Black workers are paid $1.2M to settle EEOC bias, retaliation suit

The U.S. Equal Employment Opportunity Commission said Thursday that a Baltimore-based construction company will pay $1.2 million to a class of Black former workers to settle a race harassment and retaliation lawsuit.

Tim Regan, president and CEO of Whiting-Turner Contracting Co., has denied the charges.

The agency said that from at least May 2018 through the fall of 2019, the company, which was the prime contractor for the construction of the Google data center in Clarksville, Tennessee, subjected Black employees who worked there to a racially hostile work environment and retaliated against two employees after they complained about race discrimination.

The agency said instances of discrimination included profanity referring to black employees, defacing job site porta potties and buildings with racially offensive graffiti and displaying a noose in the workplace on Dr. Martin Luther King Jr.’s birthday.

The EEOC said that despite Black employees reporting these issues to Whiting-Turner several times, the company failed to investigate the complaints and instead fired two employees after they complained about the discrimination.

The agency sued the company in U.S. District Court in Nashville, Tennessee.
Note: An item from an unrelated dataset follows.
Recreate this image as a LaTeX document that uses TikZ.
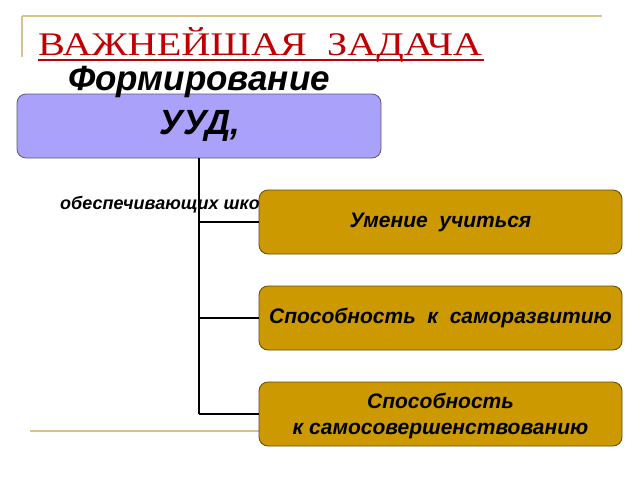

In addition to the monetary relief, the court-approved two-year consent decree requires Whiting-Turner to incorporate a strict prohibition against racial graffiti, jokes, slurs and epithets, and hate symbols in its anti-harassment policy; assign an equal employment opportunity liaison to each of its construction sites; and conduct semi-annual training on Title VII of the Civil Rights Act of 1964.

EEOC chair Charlotte A. Burrows said in a statement the case’s allegations “are a prime example of the urgent need for the EEOC’s ongoing effort to eliminate racism in the construction industry.”

The company’s attorneys did not respond to a request for comment.

Mr. Regan said in his statement, “We are pleased to resolve this matter with the EEOC confirming no admission of liability or wrongdoing by Whiting-Turner. Whiting-Turner has denied liability or wrongdoing from the beginning of this case and we are proud of our efforts to combat discrimination and to promote diversity and inclusion within the company and on our job sites. While there was no credible evidence that any Whiting-Turner employees were involved in the actions alleged, a monetary settlement was reached in order to avoid the cost and expense of a protracted trial.”